# Colt sold to Czech firm



## night vision (Apr 26, 2016)

Colt has been sold to a Czech Firm. Iconic American gun maker Colt sold to Czech firm (nypost.com)


----------



## loweman165 (May 15, 2015)

They sure have had a hard time on the business end of things.


----------



## shot1buck (Feb 23, 2011)

Wow the end of American guns is coming. All the big players are tumbling. Remington and now Colt that’s crazy


----------



## MuskyFan (Sep 21, 2016)

If they can keep the name going that is a plus. Our **** is sure to close all of them before too long.


----------



## whitey7 (Aug 20, 2014)

I think it’ll be good for the Colt name. CZ also owns the Dan Wesson brand, which makes outstanding 1911s
Years ago, I had heard that Colt was hurting because of all the failed/expired government contracts. They never really focused much on the civilian market. Not sure if this is truth or not.


----------



## privateer (Apr 26, 2012)

and what will happen when the importation of guns is no longer allowed...


----------



## Muddy (May 7, 2017)

America has had a hot firearms market for years now. I’m not sure how a company could fail unless they just have poor management.


----------



## MKULTRA (Feb 14, 2021)

I BELIEVE that companies fail because of managment,they are the people in control.


----------



## whitey7 (Aug 20, 2014)

privateer said:


> and what will happen when the importation of guns is no longer allowed...


Probably nothing in terms of CZ/Colt. CZ has manufacturing in the states. Kansas, I believe.
They could even manufacture Colt alongside of Dan Wesson, which is in NY


----------



## M.Magis (Apr 5, 2004)

The Colt name has been all but dead since they turned their back on the public many years ago.

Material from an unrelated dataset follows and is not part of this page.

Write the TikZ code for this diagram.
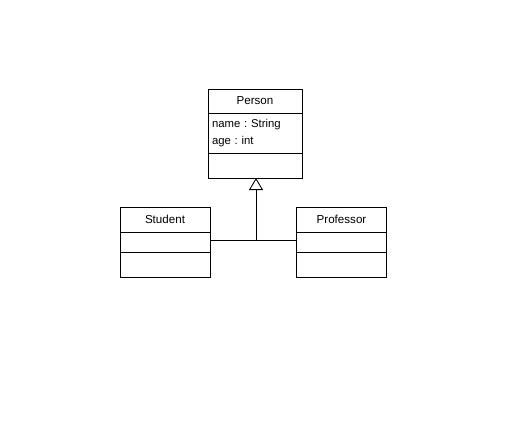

I’m surprised they lasted this long. For fans of the brand, this is a good thing. CZ makes exceptional firearms.


----------



## snagless-1 (Oct 26, 2014)

GREED...........


----------



## Popspastime (Apr 1, 2014)

Walther has been building Colt small bore rifles and pistols for some time now.


----------



## MKULTRA (Feb 14, 2021)

when was the last time colt developed a new firearm of their own?


----------